I hear their screeching tires, like a scream, and a cloud of dust is kicked up as their car speeds away like a shot, with people jumping out of the way to avoid getting hit.

“But they're criminals!” I insist. “And they have three guns.”

He turns his back, leaving me with his soldiers. The soldier who was nearly run over seems upset, but he approaches me and says, “Calm down, sister. We can't do anything about things like that.”

Things in al-Baida are becoming clearer. After enough time passes, history will record how human beings here were carted off to prison like cattle, how women came out to defend their husbands and their children, how children shouted even as they were being arrested, how blood was spilled in the streets, and how bodies were left out in the open air.

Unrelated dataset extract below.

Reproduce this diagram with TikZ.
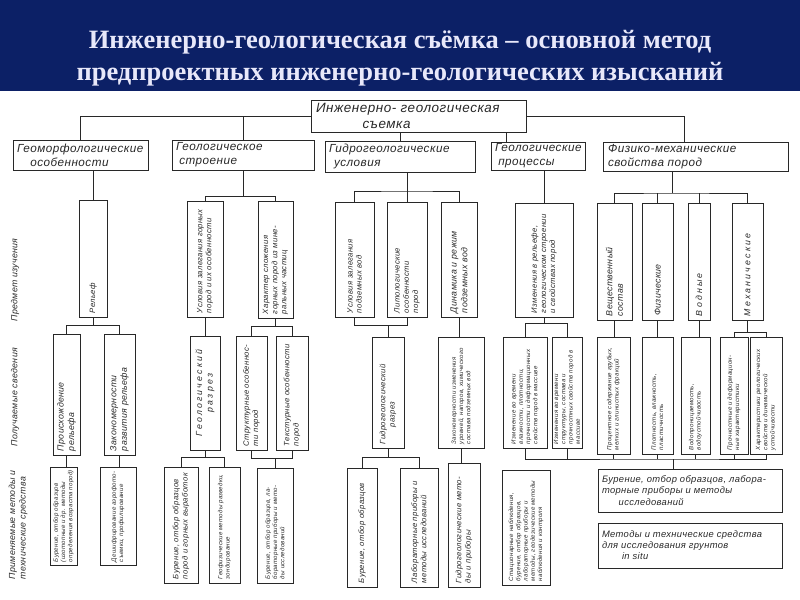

I gaze longingly at the place. Al-Baida is directly below us. Plastic houses extend all along the coast, obscuring Baniyas and polluting the air and the sea. I can imagine what happened: The people got scared. They panicked. They no longer thought about what was happening. The security that the army could provide them with became their only concern. Events blended together. Stories and rumours swirled around. Fear of the ancient humiliation long endured by the Alawites, fear of homelessness and oppression brought them closer to the regime narrative, forcing them behind it with all they possessed. They were poor, believing whatever they were told, and even after many decades they had not got used to this horror. A small number of them were against the violence and killing that were taking place. They started telling the people in Baniyas that the whole thing did not just concern the Sunni community alone. When the Islamists came out to demonstrate, they were peaceful; they did not open fire on anyone. Even some Alawites joined them. Some of those Alawites were subjected to additional oppression by the security forces, as a means of intimidation; their reputations would be smeared. Some of them were arrested; others would be warned against creating moral scandals. The greatest tragedy was excommunication from the sect, being called a traitor. Some of them were compelled to leave Baniyas under pressure.